Without guessing at when it could happen, firms are already preparing advisors for how a rise in interest rates could shift retirees’ investment outlook.
In the past few years, retirement planning has had to contend with historically low interest rates, which put some clients in a difficult position, according to Wesley Long, head of Private Client Services at Wedbush.
“A very conservative person traditionally has looked at buying something like a [Certificate of Deposit] that maybe yields four to five percent and they’ve set their retirement income up based on that percentage,” Long said. “Now with interest rates being at historical lows, that same four to five percent is now in the one-and-a-half percent range.”
That has pushed some clients to seek out riskier positions to try and make up for that return, Baird’s director of financial planning, Tim Steffen, said.
“Too often right now, people are finding those bonds just aren’t paying what they want them to and so they start chasing yield elsewhere and start getting into things that they otherwise wouldn’t have gotten into,” he explained.
According to Steffen, Baird is looking to capitalize on a rise in interest rates to realign client portfolios with more traditional and conservative allocations.
“The upside is that as rates go up, we’ll help people get their asset allocations back in-line,” he said. “We’ve been preaching it for a long time, but clients haven’t always been open to it.”
Alternatively, firms are also working to make sure their advisors and clients aren’t caught off-guard by some of the downsides. While yields for new bonds would go up, the value of some existing bonds would drop as interest rates rise. That may surprise retirees or investors who are worried about the day-to-day prices of their investments, Long said.
“If someone is holding their bonds to maturity, it’s not going to be as impactful to them,” Long explained. “But clients may be shocked when they look at their statements and they see the value of what they believe to be safe investment down dramatically because interest rates have risen.”
At Baird, Steffen is encouraging advisors to prepare clients to absorb some other aftershocks.
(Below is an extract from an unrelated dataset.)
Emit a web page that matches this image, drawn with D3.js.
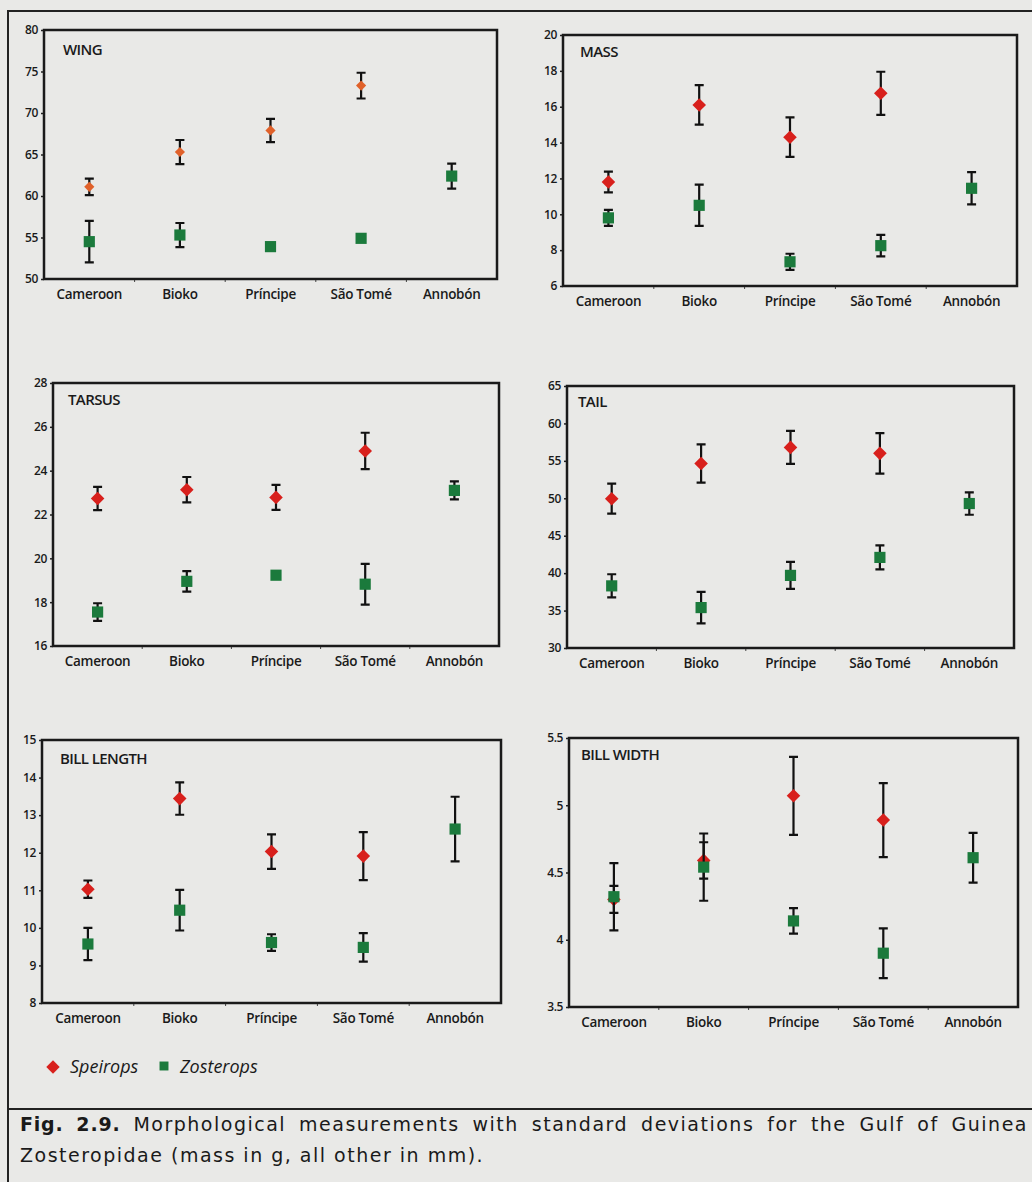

As interest rates go up, so will their payments on debt or home equity loans.
“It’s working with clients to get the balance sheets in order,” Steffen said. “[We’re] reminding clients that this loan may be pretty inexpensive right now, but that isn’t going to last, so let’s start working on a system to start paying that down sooner than what you may have planned on.”
It’s also not too late to take advantage of some of the low interest rates to refinance a mortgage, for example, Steffen said.
The goal, Long and Steffen agreed, was not to time an inevitable rise, but to make sure that clients were prepared well in advance.
“People have been waiting on them to go up for a long time and they haven’t,” Steffen explained. “It seems like as long as the [Federal Reserve] keeps pushing the cash out they’re going to keep those rates down low. At some point, they’re going to come back and change.”